Impressions of the G8 Evian Summit
John Kirton and Ella Kokotsis, G8 Research Group, June 3, 2003
The 2003 G8 Summit, held in Evian, France, from June 1 to 3, put in a predictably mixed performance, but produced a surprisingly strong possibility for American leadership to define wthe fifth cycle of summitry that lies ahead. Evian restored the bonds of trust between George Bush and Jacques Chirac and among the G8 as a whole, which the United Nations Security Council had destroyed in its spring-time failure over the liberation of Iraq. On this foundation, Evian produced a historically high 207 concrete commitments, across an unusually wide array of policy fields. But its last-minute personal bonding and concrete promises left little time to mobilize any real money or establish major follow-up mechanisms to ensure that these commitments were met.
The first major, if minimql, accomplishment came at the end of the summits first morning. A bilateral meeting ended with Bush calling "Jacques" his "friend" and putting his arm around him as the two walked off. In return Chirac assured the world that Bush was flying off on his Middle East peace mission with the united agreement and weight of the G8 behind the American-crafted peace plan. Further proof that the new mood of unity was real came in subsequent peace and security decisions on North Korea, the next stop on the "axis of evil." Here all G8 members publicly confirmed that they were prepared if necessary to use unspecified "other measures" to deal with a North Korea they deemed to be already violating international law.
With the personal bonds restored, a cornucopia of specific commitments flowed in 14 separate communiqués. The Evian Summit produced more 207 specific commitments, an all-time high for the annual G8 summits in their 29 years of life. In the areas where the Evian leaders followed the Kananaskis momentum, they made important advances on MANPADs in the field of transport security, on radiological terrorism in regard to weapons of mass destruction and on peer review, water, famine and infectious disease on the African front. They also pioneered plenty of promises in new areas, such as a responsible market economy and corporate governance, and revived action on sustainable development and protecting the global environment. Only in regard to the hardcore economic issues, from trade through exchange rates to fiscal and monetary policy and the prospect of inflation, did they do disappointingly little at a time when the global challenges loomed very large.
On this surprisingly promising foundation, however the Evian G8 leaders added little to ensure that their many promises would actually be kept. Whereas Kananaskis in 2002 had been one of the greatest G8 global fundraisers ever, mobilizing US$27 billion, Evian ended with only one tenth of that amount near at hand. Even the US$3 billion Evian tried to lock in for the global health fund had to await a subsequent European summit and donations from the Japanese, Russians and others, before the pledged and hoped for money would become real.

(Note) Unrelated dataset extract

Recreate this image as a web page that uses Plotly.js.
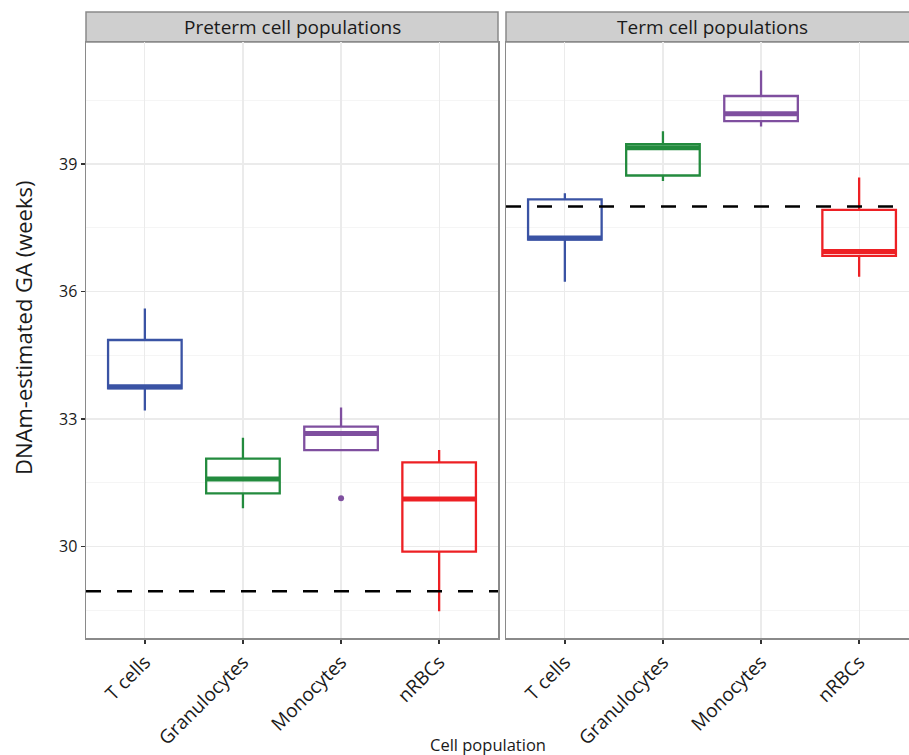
<!DOCTYPE html>
<html>
<head>
<meta charset="utf-8">
<script src="https://cdn.plot.ly/plotly-3.0.1.min.js"></script>
<style>
html, body { margin: 0; padding: 0; overflow: hidden; background: #fff; }
#chart { width: 920px; height: 755px; }
</style>
</head>
<body>
<div id="chart"></div>
<script>
// ---- data ----
const categories = ["T cells", "Granulocytes", "Monocytes", "nRBCs"];
const panelTitles = ["Preterm cell populations", "Term cell populations"];
const colors = ["#3A53A4", "#238B3E", "#7F4F9F", "#ED2024"];

const pretermLower  = [33.20, 30.90, 32.27, 28.48];
const pretermQ1     = [33.72, 31.25, 32.27, 29.88];
const pretermMedian = [33.76, 31.59, 32.66, 31.12];
const pretermQ3     = [34.86, 32.07, 32.82, 31.98];
const pretermUpper  = [35.60, 32.56, 33.27, 32.27];

const termLower  = [36.23, 38.60, 39.88, 36.35];
const termQ1     = [37.22, 38.73, 40.01, 36.84];
const termMedian = [37.26, 39.38, 40.18, 36.94];
const termQ3     = [38.17, 39.47, 40.60, 37.92];
const termUpper  = [38.31, 39.77, 41.20, 38.68];

const outlierCategory = ["Monocytes"];
const outlierPanel = [0];
const outlierValue = [31.14];

const referenceGA = [28.95, 38.0];

const yTicks = [30, 33, 36, 39];

// ---- build ----
const panels = [
  {lower: pretermLower, q1: pretermQ1, med: pretermMedian, q3: pretermQ3, upper: pretermUpper, xa: "x", ya: "y"},
  {lower: termLower, q1: termQ1, med: termMedian, q3: termQ3, upper: termUpper, xa: "x2", ya: "y2"}
];

const traces = [];
panels.forEach(function (p) {
  categories.forEach(function (c, i) {
    traces.push({
      type: "box",
      x: [c],
      q1: [p.q1[i]], median: [p.med[i]], q3: [p.q3[i]],
      lowerfence: [p.lower[i]], upperfence: [p.upper[i]],
      width: 0.75,
      whiskerwidth: 0,
      line: {color: colors[i], width: 2.3},
      fillcolor: "rgba(255,255,255,0)",
      boxpoints: false,
      xaxis: p.xa, yaxis: p.ya,
      hoverinfo: "skip", showlegend: false
    });
    traces.push({
      type: "scatter", mode: "markers",
      x: [c], y: [p.med[i]],
      marker: {symbol: "line-ew", size: 52.5, color: colors[i], line: {color: colors[i], width: 5}},
      xaxis: p.xa, yaxis: p.ya,
      hoverinfo: "skip", showlegend: false
    });
  });
});
outlierValue.forEach(function (v, k) {
  const p = panels[outlierPanel[k]];
  traces.push({
    type: "scatter", mode: "markers",
    x: [outlierCategory[k]], y: [v],
    marker: {symbol: "circle", size: 6, color: colors[categories.indexOf(outlierCategory[k])]},
    xaxis: p.xa, yaxis: p.ya,
    hoverinfo: "skip", showlegend: false
  });
});

const plotW = 832, plotH = 596;
const d1 = 412 / plotW, d2 = 420 / plotW;
const stripH = 30 / plotH;
const FONT = "Open Sans, Noto Sans, sans-serif";

const xCommon = {
  type: "category", categoryarray: categories, categoryorder: "array",
  range: [-0.6, 3.6],
  showgrid: true, gridcolor: "#EBEBEB", gridwidth: 1.2,
  showline: true, mirror: true, linecolor: "#8A8A8A", linewidth: 1.5,
  ticks: "outside", ticklen: 4, tickwidth: 1.5, tickcolor: "#333",
  tickangle: -45, tickfont: {family: FONT, size: 19, color: "#1A1A1A"},
  zeroline: false, fixedrange: true
};
const yCommon = {
  range: [27.85, 41.87],
  tickvals: yTicks,
  showgrid: true, gridcolor: "#EBEBEB", gridwidth: 1.2,
  minor: {dtick: 1.5, tick0: 28.5, showgrid: true, gridcolor: "#F3F3F3", gridwidth: 0.8},
  showline: true, mirror: true, linecolor: "#8A8A8A", linewidth: 1.5,
  zeroline: false, fixedrange: true
};

const shapes = [];
const annotations = [];
[["x", "y"], ["x2", "y2"]].forEach(function (ax, k) {
  shapes.push({
    type: "rect", xref: ax[0] + " domain", yref: "paper",
    x0: 0, x1: 1, y0: 1, y1: 1 + stripH,
    fillcolor: "#CFCFCF", line: {color: "#8A8A8A", width: 1.5}, layer: "below"
  });
  shapes.push({
    type: "line", xref: ax[0] + " domain", yref: ax[1],
    x0: 0, x1: 1, y0: referenceGA[k], y1: referenceGA[k],
    line: {color: "#000", width: 2.5, dash: "15px,16px"}, layer: "above"
  });
  annotations.push({
    text: panelTitles[k], xref: ax[0] + " domain", yref: "paper",
    x: 0.5, y: 1 + stripH / 2, showarrow: false,
    xanchor: "center", yanchor: "middle",
    font: {family: FONT, size: 19, color: "#1A1A1A"}
  });
});
annotations.push({
  text: "Cell population", xref: "paper", yref: "paper",
  x: (488 - 86) / plotW, y: -(744 - 638) / plotH, showarrow: false,
  xanchor: "center", yanchor: "middle",
  font: {family: FONT, size: 16.5, color: "#1A1A1A"}
});
annotations.push({
  text: "DNAm-estimated GA (weeks)", xref: "paper", yref: "paper",
  x: (23 - 86) / plotW, y: (638 - 328) / plotH, showarrow: false,
  xanchor: "center", yanchor: "middle", textangle: -90,
  font: {family: FONT, size: 22, color: "#1A1A1A"}
});

const layout = {
  width: 920, height: 755,
  margin: {l: 86, r: 2, t: 42, b: 117, pad: 0},
  paper_bgcolor: "#fff", plot_bgcolor: "#fff",
  boxmode: "overlay",
  showlegend: false,
  font: {family: FONT},
  xaxis: Object.assign({}, xCommon, {domain: [0, d1], anchor: "y"}),
  xaxis2: Object.assign({}, xCommon, {domain: [d2, 1], anchor: "y2"}),
  yaxis: Object.assign({}, yCommon, {
    anchor: "x", ticks: "outside", ticklen: 4, tickwidth: 1.5, tickcolor: "#333",
    tickfont: {family: FONT, size: 16, color: "#1A1A1A"}
  }),
  yaxis2: Object.assign({}, yCommon, {anchor: "x2", matches: "y", showticklabels: false, ticks: ""}),
  shapes: shapes,
  annotations: annotations
};

Plotly.newPlot("chart", traces, layout, {displayModeBar: false, staticPlot: true});
</script>
</body>
</html>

In many other areas, the communiqués frankly noted the need for major new moneys, but failed to identify how, when or from where it would be obtained.
Nor did Evian institute more than the most modest mechanisms to ensure that its work would be followed up. While it did create a new working group for terrorism and for nuclear safety, it ended with no clear solution to the critical issue of continuing the work of the leaders recently appointed African personal representatives. Unusually, amidst its mass of documentation, Evian offered virtually no requests or remits that bound the G8 to return to any issues at its U.S.-hosted summit next year. As the summits final communiqué ended without any hint of where or when that summit would be held, the Americans were left with a completely free hand for designing and delivering the summit in their presidential election year of 2004.
To a considerable extent Evian fell victim to the UN-created divisions over Iraq that had proliferated during the first several months of 2003. Those divisions were set aside very late in the Evian preparatory process, indeed only when a UN Security Council Resolution passed with the support of all G8 members the week before the Evian Summit began. Evian was also held hostage to its status as the longest and largest summit ever, extended over five days in two countries with close to one third of the worlds leaders involved. On the whole, this thrust toward outreach was useful and likely to be continued. But it left little time for the G8 leaders to meet alone to freely discuss and decide the many serious issues at hand. It will thus be up to George Bush as host next year to determine if and how the formidable foundation constructed at Evian can be used to forge an edifice for effective G8-centred governance in the years ahead.